Can you make any money doing this?

Filed under: Business — admin @ 10:45 pm

In his article Outrage Kabuki, Julian Sanchez discusses some of the larger, mostly unseen implications resulting from blogger outrage. Of real interest though was some of the figures he presented near the end of the article:

Kos won at least one new sponsor as a show of solidarity, Jeff Seeman, but it seems likely that, on net, his short, angry post will be a costly one. The big-name blogs are less and less an amateur affair: In his first pledge drive, Andrew Sullivan raised some $80,000 in donations, and with the advent of BlogAds, even less heavily trafficked sites than Sullivan’s can earn a tidy monthly income in the thousands of dollars.

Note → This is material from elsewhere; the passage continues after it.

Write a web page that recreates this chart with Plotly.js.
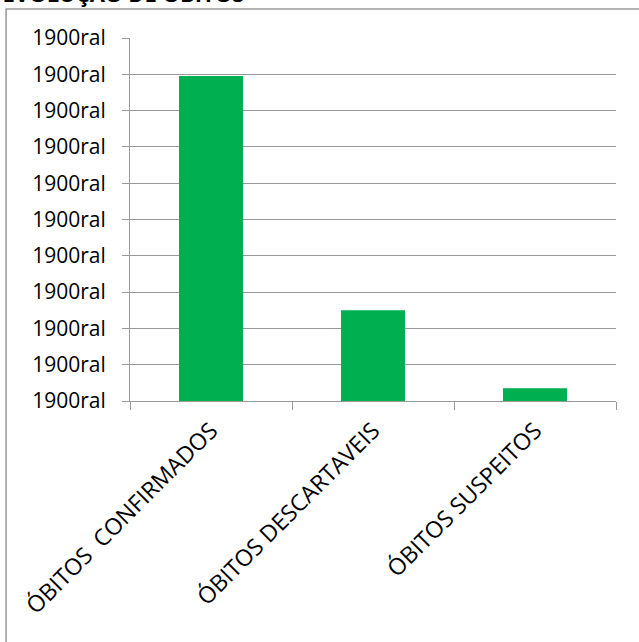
<!DOCTYPE html>
<html>
<head>
<meta charset="utf-8">
<script src="https://cdn.plot.ly/plotly-3.0.1.min.js"></script>
<style>html,body{margin:0;padding:0;background:#fff;}#chart{width:639px;height:642px;}</style>
</head>
<body>
<div id="chart"></div>
<script>
var categories = ["ÓBITOS\u00a0 CONFIRMADOS", "ÓBITOS DESCARTAVEIS", "ÓBITOS SUSPEITOS"];
var values = [179, 50, 7];
var tickValues = [0, 20, 40, 60, 80, 100, 120, 140, 160, 180, 200];
var tickLabels = ["1900ral","1900ral","1900ral","1900ral","1900ral","1900ral","1900ral","1900ral","1900ral","1900ral","1900ral"];
var chartTitle = "EVOLUÇÃO DE ÓBITOS";

var fontFam = "Open Sans, Lato, sans-serif";
var data = [{
  type: "bar",
  x: categories,
  y: values,
  marker: {color: "#00b050"},
  width: 0.395,
  hoverinfo: "x+y"
}];
var layout = {
  width: 639, height: 642,
  margin: {l: 130, r: 23, t: 38, b: 241},
  paper_bgcolor: "#fff", plot_bgcolor: "#fff",
  showlegend: false,
  title: {text: "<b>" + chartTitle + "</b>", x: 0.004, xanchor: "left", y: 0.997, yanchor: "bottom",
          font: {family: fontFam, size: 22, color: "#000"}},
  font: {family: fontFam, color: "#000"},
  xaxis: {
    type: "category",
    tickson: "boundaries",
    ticks: "outside", ticklen: 8, tickcolor: "#999", tickwidth: 1,
    showline: true, linecolor: "#999", linewidth: 1,
    showgrid: false,
    tickangle: -45,
    ticklabelstandoff: 6,
    tickfont: {family: fontFam, size: 23, color: "#000"},
    automargin: false,
    fixedrange: true
  },
  yaxis: {
    range: [0, 200],
    tickvals: tickValues, ticktext: tickLabels,
    ticks: "outside", ticklen: 7, tickcolor: "#999", tickwidth: 1,
    showline: true, linecolor: "#999", linewidth: 1,
    showgrid: true, gridcolor: "#999", gridwidth: 1,
    zeroline: false,
    ticklabelstandoff: 12,
    tickfont: {family: fontFam, size: 21, color: "#000"},
    automargin: false,
    fixedrange: true
  },
  shapes: [{
    type: "rect", xref: "paper", yref: "paper",
    x0: -0.255, x1: 1.1, y0: -0.7, y1: 1.08,
    line: {color: "#999", width: 1.5}, fillcolor: "rgba(0,0,0,0)", layer: "below"
  }]
};
Plotly.newPlot("chart", data, layout, {displayModeBar: false, staticPlot: true});
</script>
</body>
</html>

For ideological bloggers, there’s also the cost to one’s allies to consider. Liberal blogger Atrios has raised over $27,000 for the Democratic National Committee and more than $126,152 for the Kerry campaign, including $20,771.28 raised in a single “John Kerry Thursday.” At last count, Kos had dropped some $60,000 into the DNC’s collection plate and more than $48,000 in Kerry’s.

I don’t know about any one else, but that is some pretty impressive fund raising, for an internet blogger. I wonder how all that on-line fund-raising works, anyway? And I dont mean from a technology standpoint either. I mean more along the lines of FEC guidelines.

April 4, 2004

Talk about a tough job market

Filed under: Business — admin @ 9:52 am

Someone emailed me this job ad. It is for an entry level technical support person. It can sometimes be hard to explain to people what it is I do. Or don’t do as the case may be. Anyway, I post the ad as an example of the economic recovery sometimes called jobless.

I recently shut down a small business and had planned to just get back into the rotating contract consulting game. If you are any good at programming at all and can work you way logically through moderately complex problems, you can make a pretty good living on pretty decent terms. That was then this is now.

This employment ad from Coke is an excellent example of market saturation. It is a bit long so I will only post the opening just to set the flavor and tone:

NEW OPENING!!!Coca-Cola Enterprises Inc., www.cokecce.com , a separate entity of the Coca-Cola Company, is the world’s largest marketer, producer, and distributor of products of the Coca-Cola Company. Coca-Cola Enterprises is an independent, public company with annual net operating revenues in excess of $14 billion. Approximately ninety-one percent of our sales are products of The Coca-Cola Company, the most popular beverage brands in the world. We also serve as a significant bottler of Dr Pepper and several other beverage brands. Our product line includes carbonated soft drinks as well as still and sparkling waters, juices, isotonics, and teas.

SUMMARY
Provide support for the Branches, complete Change Requests, resolve and update problem tickets, install and configure standard software packages, install and configure standard hardware, serve as Client Services project’s resources, resolve most technical issues without assistance and rotate weekly after hours on call support.

So far so good. A nice standard we-are-a-great-company-to-work-for opening. Followed by bulleted lists of skills and requirements. Then comes a pretty stiff weed-out line:

ONLY RESUMES WITH SALARY REQUIREMENTS (30K - 40k) AND THE POSITION TITLE and REQ. # 2619 AS THE SUBJECT LINE OF YOUR EMAIL WILL BE REVIEWED!

If that requirement is strictly enforced, it will likely weed out a good 80% of the applicants right there. I got a dollar says they wind up going back and reviewing those that got it almost right. Now here’s the kicker:

CANDIDATES APPLYING FOR THIS POSITION SHOULD LIVE IN THE HOUSTON (BISSONNET), TX AREA. NO CANDIDATES LIVING OUTSIDE OF THE HOUSTON (BISSONNET), TX AREA WILL BE CONSIDERED.

Bissonnett is a street in Southwest Houston. They want someone who lives nearby their main regional office and distribution center. This indicates the market it saturated sufficiently that they can solicit and pick a winner from a very localized pool of candidate resumes.

Considering I’ve been commuting for twenty years , this is not a good indicator. Good thing it is purely anecdotal.